WHAT YOU ARE ASKED TO DO: Print, please, exactly and only the lines between the line holding "Write a Python" and the line holding "import pandas as pd", inclusive, omitting any pictures.

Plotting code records
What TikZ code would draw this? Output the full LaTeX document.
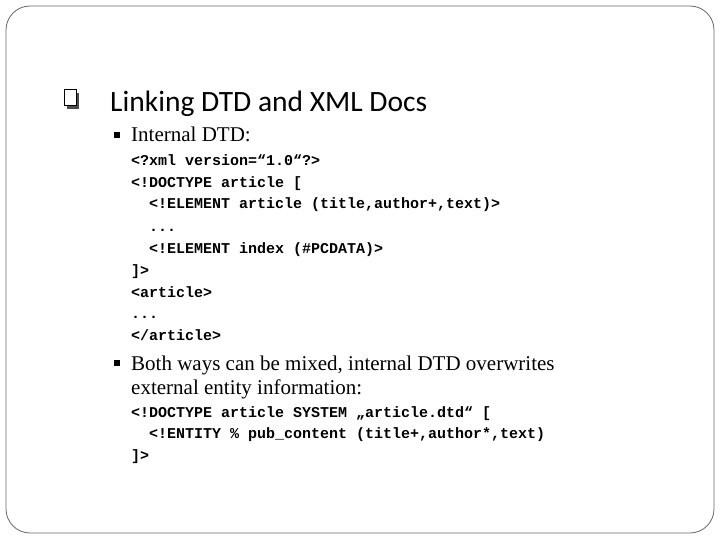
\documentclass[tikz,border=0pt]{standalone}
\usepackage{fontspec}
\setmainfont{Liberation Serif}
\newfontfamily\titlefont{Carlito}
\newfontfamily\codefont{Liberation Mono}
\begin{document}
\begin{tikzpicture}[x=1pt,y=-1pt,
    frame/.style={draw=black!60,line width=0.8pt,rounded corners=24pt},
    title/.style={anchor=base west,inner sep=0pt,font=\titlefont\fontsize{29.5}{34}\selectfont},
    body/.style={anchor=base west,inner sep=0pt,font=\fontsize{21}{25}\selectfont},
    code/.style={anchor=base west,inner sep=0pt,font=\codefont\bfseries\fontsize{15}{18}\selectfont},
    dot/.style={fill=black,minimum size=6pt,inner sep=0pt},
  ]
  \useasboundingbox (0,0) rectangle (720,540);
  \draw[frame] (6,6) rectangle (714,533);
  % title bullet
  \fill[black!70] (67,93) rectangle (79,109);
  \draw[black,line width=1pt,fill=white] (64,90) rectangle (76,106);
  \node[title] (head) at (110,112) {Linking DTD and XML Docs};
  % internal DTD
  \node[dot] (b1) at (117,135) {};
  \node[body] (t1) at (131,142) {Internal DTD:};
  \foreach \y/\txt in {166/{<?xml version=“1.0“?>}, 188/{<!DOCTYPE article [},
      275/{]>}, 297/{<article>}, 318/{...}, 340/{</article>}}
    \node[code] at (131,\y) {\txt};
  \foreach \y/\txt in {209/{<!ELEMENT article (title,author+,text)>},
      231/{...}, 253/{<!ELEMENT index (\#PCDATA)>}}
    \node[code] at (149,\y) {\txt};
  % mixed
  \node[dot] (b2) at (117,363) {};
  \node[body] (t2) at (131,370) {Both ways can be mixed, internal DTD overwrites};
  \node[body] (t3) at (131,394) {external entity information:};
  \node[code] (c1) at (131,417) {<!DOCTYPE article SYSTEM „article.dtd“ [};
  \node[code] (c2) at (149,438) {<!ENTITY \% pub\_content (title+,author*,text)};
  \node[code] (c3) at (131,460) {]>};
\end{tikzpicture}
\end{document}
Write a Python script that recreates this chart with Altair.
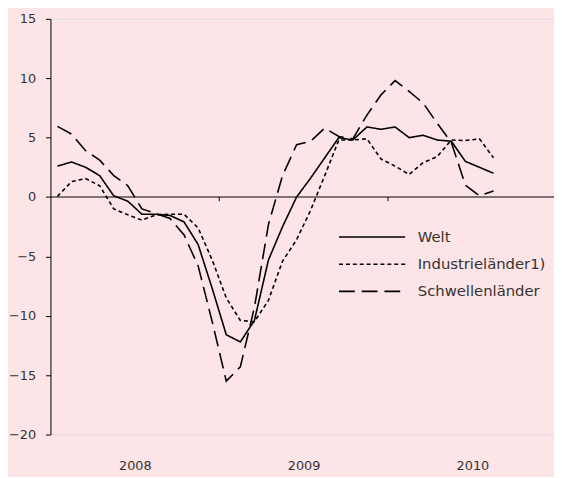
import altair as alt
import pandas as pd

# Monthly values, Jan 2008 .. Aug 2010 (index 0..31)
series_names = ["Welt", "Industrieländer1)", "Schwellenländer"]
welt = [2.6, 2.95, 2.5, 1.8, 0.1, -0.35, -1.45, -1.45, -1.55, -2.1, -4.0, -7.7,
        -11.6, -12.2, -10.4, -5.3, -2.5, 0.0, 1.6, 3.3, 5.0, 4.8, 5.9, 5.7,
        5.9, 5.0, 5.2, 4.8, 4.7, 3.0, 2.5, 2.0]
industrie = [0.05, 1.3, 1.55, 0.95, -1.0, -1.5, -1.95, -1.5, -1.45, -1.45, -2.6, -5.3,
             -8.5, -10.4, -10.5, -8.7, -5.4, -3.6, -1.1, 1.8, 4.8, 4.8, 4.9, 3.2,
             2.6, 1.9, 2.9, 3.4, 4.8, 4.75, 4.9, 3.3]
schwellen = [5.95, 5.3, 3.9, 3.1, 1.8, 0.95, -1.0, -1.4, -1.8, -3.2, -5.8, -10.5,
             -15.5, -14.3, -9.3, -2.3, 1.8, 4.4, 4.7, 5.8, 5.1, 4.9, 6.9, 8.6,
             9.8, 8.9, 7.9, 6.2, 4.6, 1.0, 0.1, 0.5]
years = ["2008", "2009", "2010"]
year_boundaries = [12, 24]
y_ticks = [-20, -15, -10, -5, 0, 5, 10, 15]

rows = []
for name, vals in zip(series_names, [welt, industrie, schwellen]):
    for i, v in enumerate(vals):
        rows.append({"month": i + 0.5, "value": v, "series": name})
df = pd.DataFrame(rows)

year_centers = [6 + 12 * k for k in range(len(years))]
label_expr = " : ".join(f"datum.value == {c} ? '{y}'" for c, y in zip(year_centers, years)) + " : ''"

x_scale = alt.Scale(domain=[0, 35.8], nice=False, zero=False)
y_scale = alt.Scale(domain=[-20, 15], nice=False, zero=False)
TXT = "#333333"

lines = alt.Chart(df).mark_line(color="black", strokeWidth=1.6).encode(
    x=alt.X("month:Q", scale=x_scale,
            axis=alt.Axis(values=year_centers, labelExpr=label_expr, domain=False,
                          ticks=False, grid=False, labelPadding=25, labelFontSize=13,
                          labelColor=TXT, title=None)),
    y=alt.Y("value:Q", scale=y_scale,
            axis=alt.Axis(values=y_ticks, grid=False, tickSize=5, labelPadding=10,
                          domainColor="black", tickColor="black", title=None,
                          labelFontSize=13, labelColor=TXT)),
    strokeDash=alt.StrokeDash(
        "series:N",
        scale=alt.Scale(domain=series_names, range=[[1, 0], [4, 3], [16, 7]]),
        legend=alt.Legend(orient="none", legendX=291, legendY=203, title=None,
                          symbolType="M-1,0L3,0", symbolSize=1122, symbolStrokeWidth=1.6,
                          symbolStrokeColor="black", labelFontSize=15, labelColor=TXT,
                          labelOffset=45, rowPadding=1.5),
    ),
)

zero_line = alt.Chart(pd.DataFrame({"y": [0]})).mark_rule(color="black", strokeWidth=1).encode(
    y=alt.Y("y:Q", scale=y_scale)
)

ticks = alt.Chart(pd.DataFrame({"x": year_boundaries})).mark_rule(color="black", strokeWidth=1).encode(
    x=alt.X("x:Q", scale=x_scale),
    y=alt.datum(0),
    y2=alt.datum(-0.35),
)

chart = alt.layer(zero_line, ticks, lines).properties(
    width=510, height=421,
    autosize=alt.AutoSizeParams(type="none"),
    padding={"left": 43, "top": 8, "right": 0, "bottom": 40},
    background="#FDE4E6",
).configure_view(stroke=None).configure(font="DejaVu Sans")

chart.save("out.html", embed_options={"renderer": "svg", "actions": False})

RESPONSE TO THE EXERCISE:
Write a Python script that recreates this chart with Altair.
import altair as alt
import pandas as pd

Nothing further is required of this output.